Elk is slightly more sinewy than deer venison, and benefits from a slow braise. This roast took 5 hours in a 180-degree bath of beef stock, shallot and garlic, and was served with a jus I made from Pinot Noir (a bottle simmered down to a cup), veal demiglace and juniper berries. I ended up pouring some of that unctuous jus over just about everything on my plate.

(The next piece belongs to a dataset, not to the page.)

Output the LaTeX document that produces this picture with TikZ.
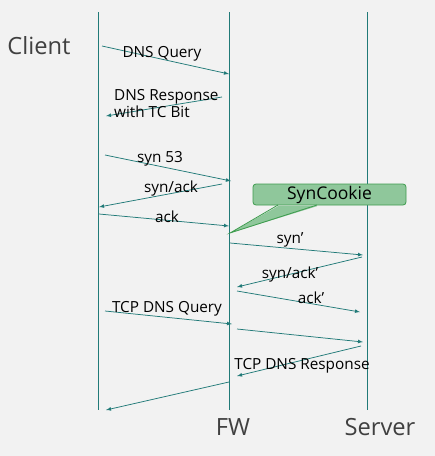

And in smiling fortune, this time the chanterelles were everywhere. We went up some Forest Service roads in the Mt. Hood National Forest, where the white fir and Pacific rhododendron provide the perfect backdrop to a foray. Only weeks earlier (say Janelle and Flori) the huckleberry bushes were nearly bowed over under the weight of all the fruit, but it looks like we missed our window to black bears readying for a long nap.
The cheeses were both delectable tastes of different parts of Oregon. The Willamette Valley Cheese Company's Brindisi (an aged fontina) came from Salem (only 45 minutes south of Portland), and the Rogue Creamery Oregon Blue (a raw milk blue) from Central Point (in southern Oregon, near the spot I found porcini and morels a summer ago). These were both full-flavored cheeses that stood up well to grilled pears.
My standard galette needed no update other than to be paired with my latest pride and joy, Douglas-fir needle ice cream (although Brent was enamored of the galette for its pie-like characteristics. "It's like a tiny pie," he cooed). The piney tree notes were very subtle, almost indiscernible after the first bite, as were the hints of rosemary and pink peppercorn that I added to the simmering cream to reinforce the forest flavor I desired. I will make this again, but next time I think I'll double the amount of Doug-fir and leave crushed pink peppercorns strewn throughout the ice cream. I think the cream and egg yolk can stand up to it.
The hazelnut brittle is like the Butter Brickle you might remember from the so-called ice cream, or the crunchy toffee interior of a Heath bar, but with a toasted hazelnut skeleton. I made a hard-crack candy of sugar and bourbon, and added a knob of butter for good measure. When it was golden, I poured it over a buttered Silpat of hazelnuts (that I toasted and roughly peeled beforehand) and sprinkled on some flakes of Maldon sea salt. I still have a bag of this delicious candy for future praline (or premenstrual snacking).
I think I've just found a replacement for all future holiday meals with my erratic family.